Google Penguin Recovery

The Penguin algorithm was launched in April 2012 by Google to trace proofs of “web spam” happening on the internet. It was devised to prevent websites taking spamming measures to manipulate their website ranking in search result pages. The Penguin Penalty traces unscrupulous behavior undertaken by sites, both off and on the site, and severely decreases their visibility in result pages. The Penguin algorithm discovers external links, which is the primary ranking constituent. Sites that show valuable, relevant and authoritative links built up naturally are rewarded. on the other hand, the sites that are found to have developed unnatural links and links to manipulate their web search rankings only are penalized. Penguin update can affect any website. It’s the counterpart of Google’s Panda algorithm.

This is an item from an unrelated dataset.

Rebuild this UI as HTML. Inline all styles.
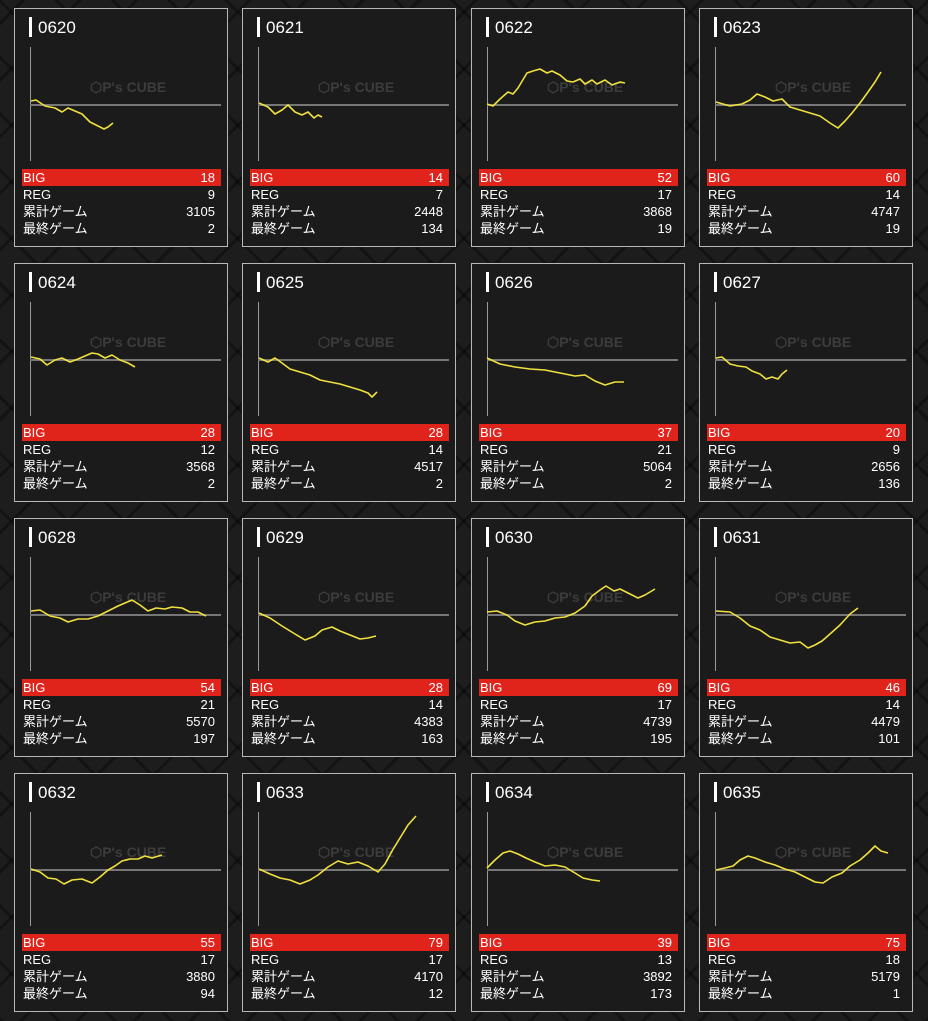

Recovering From the Penguin Penalty

If Google has penalized your website, it is of paramount importance to rectify the problem as quickly as you can. When the Penguin penalty hits you, Google initially reduces the visibility of your website in SERPs. The penalty then affects your web traffic and ultimately your conversions. This can spell disaster for your business. Because a website or business that can’t be found when needed is as good as useless. Luckily, you can recover from Google penalties. But, it can be a lengthy process, taking up weeks, or even months to show any signs of improvement. Therefore, you should get started to earn the right graces of Google right now. Hire us to help with your recovery today.

Penguin Recovery Steps

Penguin punishes low-quality backlinks, excessive links with optimized anchor text, text advertisements passing PageRank, excessive link exchanges and so on. You should start by following these steps.

1. List your back links

Use tools like Google Webmaster Tools, Majestic SEO, Open Site Explorer, or Ahrefs for this. Consider comparing reports from multiple tools to cross-reference your information. You can export the reports and combine them into a spreadsheet file which will help you keep track of your links for the future.

2. Do a quality check on the Links

You might have been penalized because of having several manipulative links leading back. You have to distinguish between them to weed out the bad ones. Google is extra cautious while monitoring these links below:
  • Links from irrelevant, untrustworthy sites
  • Links from non-indexed sites
  • Website-wide links
  • Links from websites with poor pagerank
  • Disproportionate use of anchor text
  • Article directories & forums
  • Links from blog networks
You can speed the process up by marking the links as ones that need a second look, ones that are fine and the ones that need to be ousted.

3. List the bad links

Prepare a unified spreadsheet of the links you want to remove and the ones you would keep. Doing this will help you keep track of changing link quality. Add necessary information like contact data of the Webmaster, link edits, URLs, etc.

4. Communicate with the webmasters and start to disavow links

Communicate with the webmasters of the links you want to remove and request them to do so. It’s an acceptable action. Move on to use the Google disavow tool after that. This should happen after link removal calls. Finish it up using the Disavow tool. After a Penguin recovery, make sure you not to be penalized again. Only follow white hat policies and know your links.